Приверженцы легенды о недоброжелательном отношении Пушкина к поэзии Тютчева пытаются истолковать эту описанную Гагариным пушкинскую реакцию на тютчевские стихи как «условную форму вежливости», — хотя едва ли бы восторженно относящийся к этим стихам Гагарин мог назвать «справедливой» прохладную оценку. Вместе с тем, не исключено, что Пушкин к моменту разговора с Гагариным еще не успел со всем вниманием изучить рукопись; очевидно, что он тогда еще не имел намерения (иначе бы Гагарин написал об этом) уделить тютчевским стихам целый — и, помимо того, первый — печатный лист в очередном номере своего журнала.

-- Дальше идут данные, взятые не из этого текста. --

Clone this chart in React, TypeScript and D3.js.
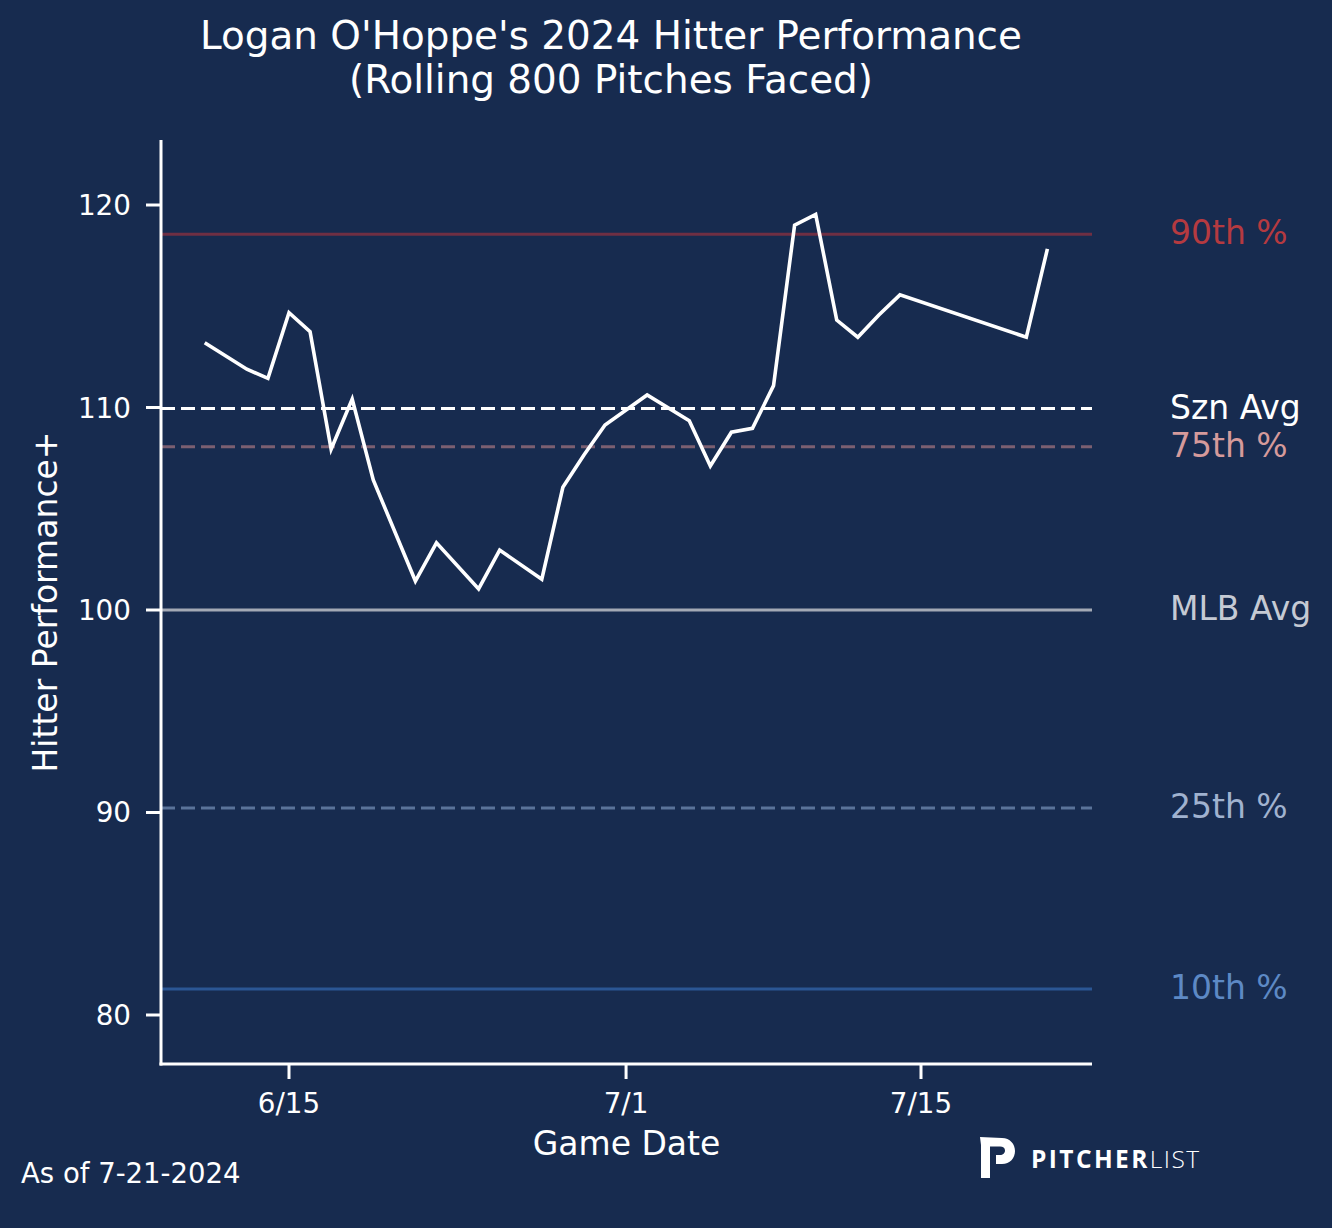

Нельзя не сказать, что позднее, в 1838 году, в газете «Литературные прибавления к „Русскому инвалиду“, которую редактировал Андрей Краевский, активно участвовавший с мая 1836 года в издании пушкинского „Современника“, появился анонимный отзыв об одном из стихотворений Тютчева, написанный, очевидно, самим редактором, то есть Краевским. В отзыве отмечено, что тютчевское стихотворение „дышит той меланхолией, той негой и таинственностью, которые так очаровательны в его вдохновенных стихах, приводивших в умиление Пушкина“.
Впоследствии, в 1859 году, ближайший друг и сотрудник Пушкина по «Современнику» Петр Плетнев писал о переданных Иваном Гагариным тютчевских стихах: «Еще живы свидетели того изумления и восторга, с каким Пушкин встретил неожиданное появление этих стихотворений, исполненных глубины мысли, яркости красок, новости и силы языка».
Но, как это ни нелепо, приверженцы пресловутой легенды объявляют все эти свидетельства «недостоверными», — как и позднейшее сообщение Юрия Самарина: «Мне рассказывали очевидцы, в какой восторг пришел Пушкин, когда он в первый раз увидал собрание рукописное его (Тютчева. — В. К. ) стихов… Он носился с ними целую неделю».